FBI Director James Comey has, unsurprisingly, come out and slammed Apple, Google and other tech companies for offering encryption on devices such as smartphones. Comey said he was "very concerned" about strengthened encryption in mobile OSes, saying it could work against his organization in the event of a terror attack.

In his statement, Comey took issue with the marketing of smartphone OSes from major tech companies. By saying that their smartphone products could be encrypted without access by agencies like the FBI, Comey said it was like the companies were saying "buy our phone and law-enforcement, even with legal process, can never get access to it".

Comey's words come after the launch of iOS 8, which for the first time offers device and data encryption that Apple cannot decrypt, even if ordered to do so by a warrant. Google also has plans to implement similar encryption methods into Android L, keeping the power of access firmly in the hands of users. No longer will there be a simple backdoor that can be accessed by an FBI agent in possession of a warrant.

The new encryption methods could hurt the FBI and leave them powerless in investigations into serious crimes. While privacy is still important, Cowey believes the FBI should have access in dire circumstances.

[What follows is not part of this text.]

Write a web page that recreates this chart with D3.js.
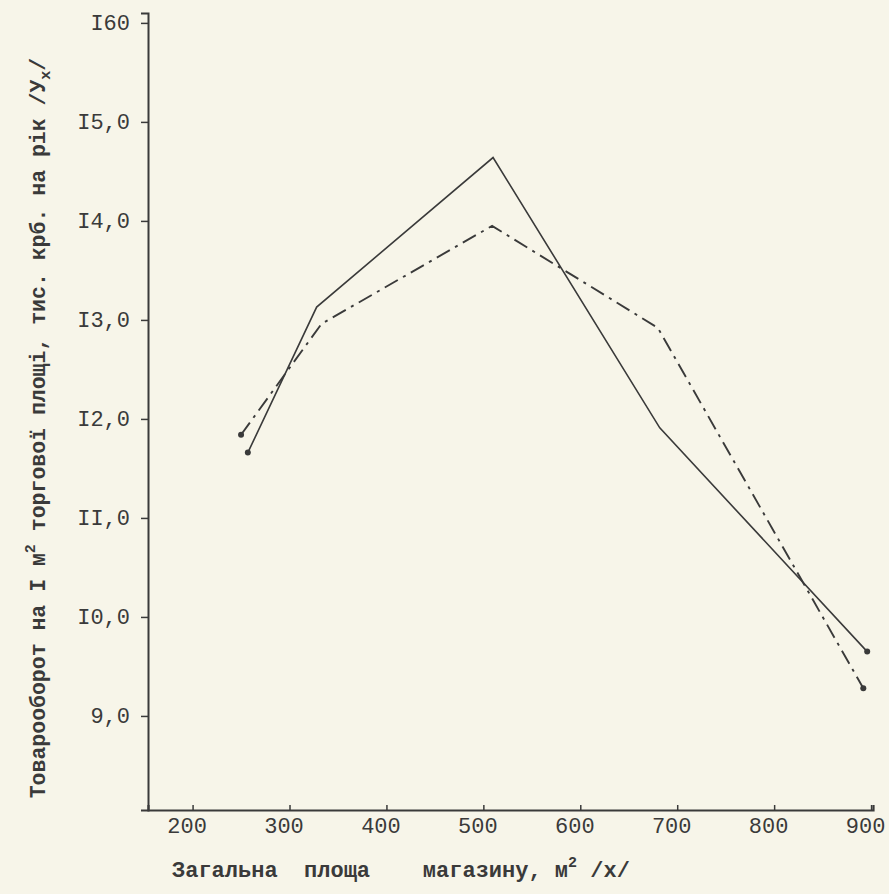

"I like and believe very much that we should have to obtain a warrant from an independent judge to be able to take the content of anyone's closet or their smart phone. The notion that someone would market a closet that could never be opened – even if it involves a case involving a child kidnapper and a court order – to me does not make any sense."

However in the wake of widespread government surveillance and increasingly serious privacy breaches by people with malicious intent, it looks like tech companies will continue to close down ways to access private data, even if that means shutting off access from law enforcement agencies.